Report Critical of FCC’s ‘A La Carte’ Cable Proposal

Research by the consultancy A.T. Kearney’s telecom practice indicates that the Federal Communications Commission’s proposal for “a la carte” pricing of cable TV programming may have an adverse impact on the development of Internet TV and Internet Telephony.

Sweeping changes in telecom regulation could affect emerging services such as IPTV, the Sprint-cable deal, MVNOs and VoIP, according to an analysis by A.T. Kearney’s wireline telecom analyst Mitch Mitchell. Mitchell has been working with an array of telecommunications companies, examining the impact that FCC Chairman Kevin Martin’s proposal would have.

Downside, Upside

There are pros and cons to the proposed policy, including the following, according to Mitchell’s analysis:

  • The adoption of a la carte requirements for cable companies would be a major headache, and potentially a major distraction at a time when cable companies are trying to focus on accelerating rollout of voice services (VOIP) and the launch of wireless service offerings through the Sprint/cable companies partnership.
  • An a la carte implementation would likely require a total revamp of the numerous agreements between cable companies and content providers, and significant investment in revamping of programming guides etc., so that a la carte customers would have access to a programming guide that reflect just their programming choices.
  • Such an implementation could result in significant additional costs as cable companies could be required to communicate with their entire customer base to educate customers regarding the costs associated with migration to an a la carte offering.

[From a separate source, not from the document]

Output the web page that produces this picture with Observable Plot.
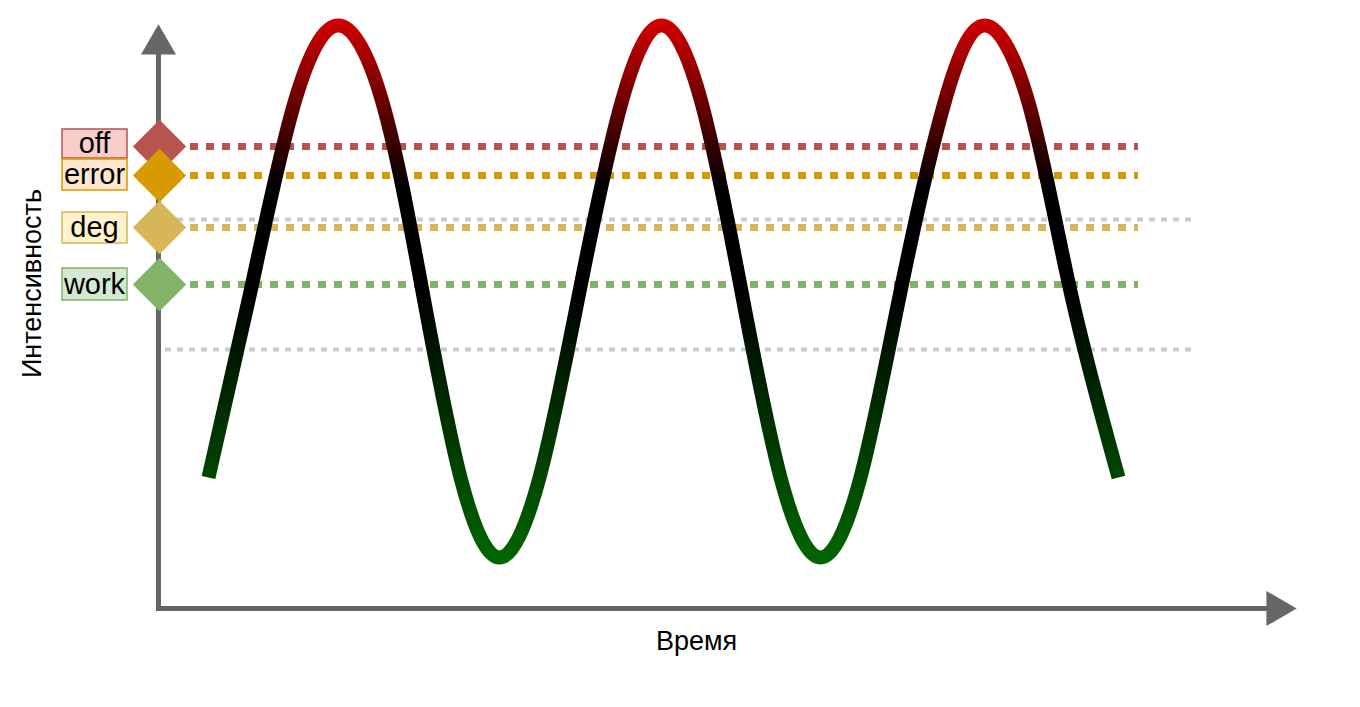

Interestingly, Mitchell found that the transition to a la carte service offerings to consumers highlights one of the core advantages embedded in the development and deployment of Baby Bell IPTV services. That is, the ability to effectively “mass customize” programming to match the unique needs and tastes of the individual consumer.

Others Critical

Other experts were equally critical of the proposal by the FCC, but for other reasons.

A statement released by Kyle McSlarrow, president and chief executive officer of the National Cable & Telecommunications Association, claims that “government pay-per-channel regulation would be likely to hurt consumers by increasing prices, decreasing choice and reducing diversity in programming, and it would do so in a way that violates the First Amendment.”

What’s more, McSlarrow said, the policy would be “troublesome” for the goal of universal deployment of broadband services.

“Such a massive government intrusion into how a broadband service like video is marketed, offered and priced would undoubtedly chill the needed innovation and investment necessary to build out capital intensive networks that rely on the marketplace to determine the most economically effective way to provide a return on investment,” said McSlarrow.

Some see the FCC’s proposal in a different light. Jason Shrinsky, a partner and chairman of the telecommunications practice at the Washington office of the law firm Kaye Scholer, said he recognizes the gesture the plan represents: “Kevin Martin is pushing this simply as a first step to try to show that the commission under him is pro-active.”